* Your task
An exact copy of all the data is required, with pictures left out.

* Material provided

* * * * * * * * *

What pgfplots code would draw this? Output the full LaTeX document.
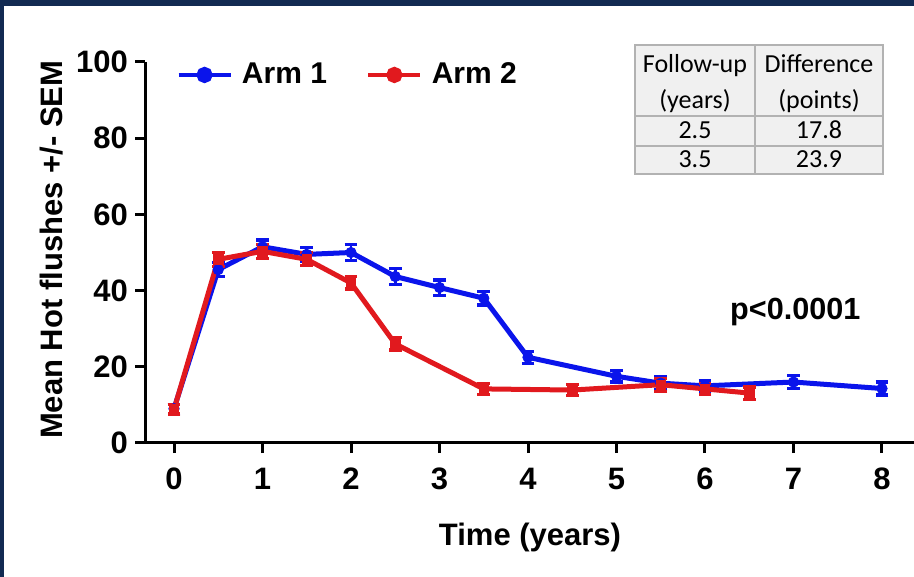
\documentclass[border=0pt]{standalone}
\usepackage{fontspec}
\setmainfont{Liberation Sans}
\newfontfamily\calibri{Carlito}
\usepackage{pgfplots}
\pgfplotsset{compat=1.18}
\definecolor{armblue}{RGB}{10,20,235}
\definecolor{armred}{RGB}{225,25,30}
\definecolor{navy}{RGB}{18,42,82}
\definecolor{tabfill}{RGB}{240,240,240}
\definecolor{tabline}{RGB}{178,178,178}

% x, mean, SEM
\pgfplotstableread{
x   y    e
0   9.0  1.2
0.5 45.5 1.8
1   51.5 1.8
1.5 49.5 1.8
2   50.0 2.0
2.5 43.7 2.1
3   40.8 2.0
3.5 38.0 1.8
4   22.5 1.6
5   17.5 1.5
5.5 15.7 1.6
6   15.0 1.5
7   16.0 1.7
8   14.3 1.7
}\armone
\pgfplotstableread{
x   y    e
0   8.8  1.2
0.5 48.2 1.8
1   50.3 1.8
1.5 48.2 1.7
2   42.0 1.6
2.5 26.0 1.6
3.5 14.2 1.4
4.5 13.9 1.5
5.5 15.3 1.7
6   14.2 1.5
6.5 13.1 1.6
}\armtwo

\begin{document}
\begin{tikzpicture}
\path[use as bounding box] (-72.5pt,-67pt) rectangle (384.5pt,221.5pt);
\fill[white] (-72.5pt,-67pt) rectangle (384.5pt,221.5pt);
\begin{axis}[
  at={(0,0)}, anchor=south west,
  scale only axis, width=384.5pt, height=190.5pt,
  xmin=-0.3277, xmax=8.3616, ymin=0, ymax=100,
  axis lines=left,
  axis line style={-, line width=1.5pt},
  xtick={0,1,...,8}, ytick={0,20,...,100},
  tick align=outside, major tick length=5pt,
  tick style={line width=1.5pt, black},
  /pgf/number format/assume math mode=true,
  tick label style={font=\fontsize{15.5}{18}\selectfont\bfseries},
  xticklabel style={yshift=-4pt},
  label style={font=\fontsize{15.5}{18}\selectfont\bfseries},
  xlabel={Time (years)}, ylabel={Mean Hot flushes +/- SEM},
  xlabel style={at={(axis description cs:0.5007,-0.2467)}, anchor=center},
  ylabel style={at={(axis description cs:-0.121,0.507)}, anchor=center},
  legend style={draw=none, fill=none, at={(axis description cs:0.040,0.966)},
    anchor=west, inner sep=0pt, font=\fontsize{15}{18}\selectfont\bfseries,
    nodes={inner xsep=4.5pt},
    /tikz/every even column/.append style={column sep=15pt}},
  legend columns=2,
  legend image code/.code={
    \draw[#1, mark=none, line width=2.4pt] (0pt,0pt) -- (26pt,0pt);
    \fill[#1] (13pt,0pt) circle (2.8pt);},
  clip=false,
]
\addplot[armblue, line width=2.5pt, mark=*, mark size=2.6pt, mark options={solid, line width=0.4pt},
  error bars/.cd, y dir=both, y explicit,
  error bar style={line width=1.4pt},
  error mark options={rotate=90, mark size=3.2pt, line width=1.6pt}]
  table[x=x, y=y, y error=e] {\armone};
\addlegendentry{Arm 1}
\addplot[armred, line width=2.5pt, mark=square*, mark size=2.4pt, mark options={solid, line width=0.4pt},
  error bars/.cd, y dir=both, y explicit,
  error bar style={line width=1.4pt},
  error mark options={rotate=90, mark size=3.2pt, line width=1.6pt}]
  table[x=x, y=y, y error=e] {\armtwo};
\addlegendentry{Arm 2}
\node[font=\fontsize{15.3}{18}\selectfont\bfseries] at (axis cs:7.02,34.4) {p<0.0001};
\end{axis}
% summary table
\fill[tabfill] (245pt,134.5pt) rectangle (369pt,199pt);
\draw[tabline, line width=0.8pt] (245pt,134.5pt) rectangle (369pt,199pt);
\draw[tabline, line width=0.8pt] (305pt,134.5pt) -- (305pt,199pt)
  (245pt,163.5pt) -- (369pt,163.5pt) (245pt,148.5pt) -- (369pt,148.5pt);
\begin{scope}[every node/.style={font=\calibri\fontsize{13}{15}\selectfont, inner sep=0pt, text height=8.8pt, text depth=2.6pt}]
\node at (275pt,188.5pt) {Follow-up};
\node at (275pt,170.5pt) {(years)};
\node at (337pt,188.5pt) {Difference};
\node at (337pt,170.5pt) {(points)};
\node at (275pt,155.5pt) {2.5};
\node at (337pt,155.5pt) {17.8};
\node at (275pt,141pt) {3.5};
\node at (337pt,141pt) {23.9};
\end{scope}
% frame
\fill[navy] (-72.5pt,218.5pt) rectangle (384.5pt,221.5pt);
\fill[navy] (-72.5pt,-67pt) rectangle (-70.5pt,221.5pt);
\end{tikzpicture}
\end{document}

* * * * * * * * *

* Answer
What pgfplots code would draw this? Output the full LaTeX document.
\documentclass[border=0pt]{standalone}
\usepackage{fontspec}
\setmainfont{Liberation Sans}
\newfontfamily\calibri{Carlito}
\usepackage{pgfplots}
\pgfplotsset{compat=1.18}
\definecolor{armblue}{RGB}{10,20,235}
\definecolor{armred}{RGB}{225,25,30}
\definecolor{navy}{RGB}{18,42,82}
\definecolor{tabfill}{RGB}{240,240,240}
\definecolor{tabline}{RGB}{178,178,178}

% x, mean, SEM
\pgfplotstableread{
x   y    e
0   9.0  1.2
0.5 45.5 1.8
1   51.5 1.8
1.5 49.5 1.8
2   50.0 2.0
2.5 43.7 2.1
3   40.8 2.0
3.5 38.0 1.8
4   22.5 1.6
5   17.5 1.5
5.5 15.7 1.6
6   15.0 1.5
7   16.0 1.7
8   14.3 1.7
}\armone
\pgfplotstableread{
x   y    e
0   8.8  1.2
0.5 48.2 1.8
1   50.3 1.8
1.5 48.2 1.7
2   42.0 1.6
2.5 26.0 1.6
3.5 14.2 1.4
4.5 13.9 1.5
5.5 15.3 1.7
6   14.2 1.5
6.5 13.1 1.6
}\armtwo

\begin{document}
\begin{tikzpicture}
\path[use as bounding box] (-72.5pt,-67pt) rectangle (384.5pt,221.5pt);
\fill[white] (-72.5pt,-67pt) rectangle (384.5pt,221.5pt);
\begin{axis}[
  at={(0,0)}, anchor=south west,
  scale only axis, width=384.5pt, height=190.5pt,
  xmin=-0.3277, xmax=8.3616, ymin=0, ymax=100,
  axis lines=left,
  axis line style={-, line width=1.5pt},
  xtick={0,1,...,8}, ytick={0,20,...,100},
  tick align=outside, major tick length=5pt,
  tick style={line width=1.5pt, black},
  /pgf/number format/assume math mode=true,
  tick label style={font=\fontsize{15.5}{18}\selectfont\bfseries},
  xticklabel style={yshift=-4pt},
  label style={font=\fontsize{15.5}{18}\selectfont\bfseries},
  xlabel={Time (years)}, ylabel={Mean Hot flushes +/- SEM},
  xlabel style={at={(axis description cs:0.5007,-0.2467)}, anchor=center},
  ylabel style={at={(axis description cs:-0.121,0.507)}, anchor=center},
  legend style={draw=none, fill=none, at={(axis description cs:0.040,0.966)},
    anchor=west, inner sep=0pt, font=\fontsize{15}{18}\selectfont\bfseries,
    nodes={inner xsep=4.5pt},
    /tikz/every even column/.append style={column sep=15pt}},
  legend columns=2,
  legend image code/.code={
    \draw[#1, mark=none, line width=2.4pt] (0pt,0pt) -- (26pt,0pt);
    \fill[#1] (13pt,0pt) circle (2.8pt);},
  clip=false,
]
\addplot[armblue, line width=2.5pt, mark=*, mark size=2.6pt, mark options={solid, line width=0.4pt},
  error bars/.cd, y dir=both, y explicit,
  error bar style={line width=1.4pt},
  error mark options={rotate=90, mark size=3.2pt, line width=1.6pt}]
  table[x=x, y=y, y error=e] {\armone};
\addlegendentry{Arm 1}
\addplot[armred, line width=2.5pt, mark=square*, mark size=2.4pt, mark options={solid, line width=0.4pt},
  error bars/.cd, y dir=both, y explicit,
  error bar style={line width=1.4pt},
  error mark options={rotate=90, mark size=3.2pt, line width=1.6pt}]
  table[x=x, y=y, y error=e] {\armtwo};
\addlegendentry{Arm 2}
\node[font=\fontsize{15.3}{18}\selectfont\bfseries] at (axis cs:7.02,34.4) {p<0.0001};
\end{axis}
% summary table
\fill[tabfill] (245pt,134.5pt) rectangle (369pt,199pt);
\draw[tabline, line width=0.8pt] (245pt,134.5pt) rectangle (369pt,199pt);
\draw[tabline, line width=0.8pt] (305pt,134.5pt) -- (305pt,199pt)
  (245pt,163.5pt) -- (369pt,163.5pt) (245pt,148.5pt) -- (369pt,148.5pt);
\begin{scope}[every node/.style={font=\calibri\fontsize{13}{15}\selectfont, inner sep=0pt, text height=8.8pt, text depth=2.6pt}]
\node at (275pt,188.5pt) {Follow-up};
\node at (275pt,170.5pt) {(years)};
\node at (337pt,188.5pt) {Difference};
\node at (337pt,170.5pt) {(points)};
\node at (275pt,155.5pt) {2.5};
\node at (337pt,155.5pt) {17.8};
\node at (275pt,141pt) {3.5};
\node at (337pt,141pt) {23.9};
\end{scope}
% frame
\fill[navy] (-72.5pt,218.5pt) rectangle (384.5pt,221.5pt);
\fill[navy] (-72.5pt,-67pt) rectangle (-70.5pt,221.5pt);
\end{tikzpicture}
\end{document}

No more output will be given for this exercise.